Un hombre elegante
26 de febrero, 2009
26 de febrero, 2009
Un hombre elegante
En la entrega de los Oscar, Sean Penn aludió a Barack Obama como un hombre elegante, an elegant man. Al cabo de su primer mes en la Casa Blanca, el presidente hace frente a desafíos comparables a los de F. D. Roosevelt en 1933. Obama tiene ante sí una gigantesca crisis, primero financiera, luego económica, hoy social y política. Y tiene, gravitando sobre la nación, el recuerdo del 11-S. América es un país unido, compacto, desde 1776. Los europeos tratan de unirse desde 1950. Obama es hoy el único líder global. El presidente Hu Jintao se preguntaba si es realista que China construya un portaaviones. Estados Unidos tiene once en servicio.
Sin embargo la Casa Blanca puede rozar un escollo mayor. Los colaboradores de Bush -Cheney, Rumsfeld, Ashcroft, Al Gonzales- defendieron activamente la tortura. Con otros nombres significativos: I. Lewis Libby Jr., Paul Wolfowitz, John Bolton, Douglas Feith, John Yoo, Richard Perle… En los últimos días de enero, Cheney tuvo un choque con el presidente. Insistió en que Bush concediera la gracia presidencial a Libby, su antiguo jefe de gabinete. Bush esquivó la petición. Cheney, que durante ocho años había dominado la política interior, se sintió alcanzado por esa postrera señal de independencia. Libby, hombre de aspecto risueño, sórdido de fondo, había hecho algunas jugadas feas, quizá por encargo del vicepresidente. Fue condenado por cohecho, prevaricación y falsedad, entre otros cargos. Cheney había defendido el warterboarding, practicado en Guantánamo y en las prisiones de la CIA, lejos de las fronteras americanas. Al prisionero se le metía la cabeza en una bañera llena, mientras un enfermero secretamente monitorizaba su corazón: la sensación de asfixia es espeluznante. Las Convenciones de Ginebra prohíben la tortura, aunque Bush anunciara en 2002 la no sujeción de Estados Unidos a ese instrumento jurídico. La Cuarta Convención, en su convenio III, prohíbe el trato cruel, inhumano o degradante al detenido. Los padres, hijos, mujeres, maridos, de los posibles prisioneros americanos esperan, con razón, que las Convenciones sean de ida y vuelta en su aplicación internacional. Tratan de garantizar un trato digno a todos los prisioneros.
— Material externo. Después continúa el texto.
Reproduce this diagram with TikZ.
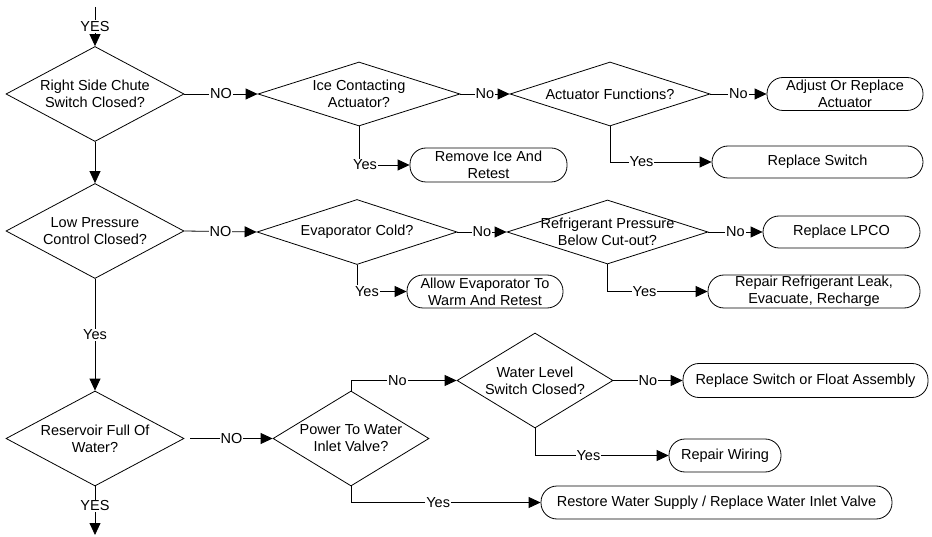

Ni Obama ni sus colaboradores quieren llevar a los tribunales a la administración anterior. Pero la opinión pública americana permanece dividida. La corriente demócrata de los últimos dos años ha marcado en los puentes una raya muy alta.
Al Gonzales, Fiscal General, apoyó desde el departamento de Justicia algunas de las suciedades de Guantánamo, no solo el waterboarding: mantener al prisionero durante ocho días con sus noches en un ruido infernal, bajo los focos, sin poder dormir… Algunos jueces se plantean en privado el alcance de esos delitos.
Gonzales, hijo de inmigrantes mejicanos, trepó entre los colaboradores del entonces gobernador de Tejas, George W. Bush, hasta convertirse años después en asesor jurídico de la Casa Blanca. Era de esos tipos que muestran sin cesar su agradecimiento a quien les hizo subir. Son muy peligrosos. Dio su gran salto al serle confiado el departamento de Justicia. Desde entonces sólo repetía una frase: yo cumplí órdenes. Venenosa acusación.
Cheney, Al Gonzales o Rumsfeld podrían ser imputados por un juez desde cualquier punto de Estados Unidos. Eso provocaría nuevos quebraderos de cabeza a Obama, necesitado de concentrarse en la crisis, no de aparecer como un presidente vengativo. Conviene leer el informe del abogado británico Philippe Sands, profesor de Derecho en Londres, Torture Team: Rumsfeld´s Memo and the Betrayal of American Values (Ed. Palgrave MacMillan).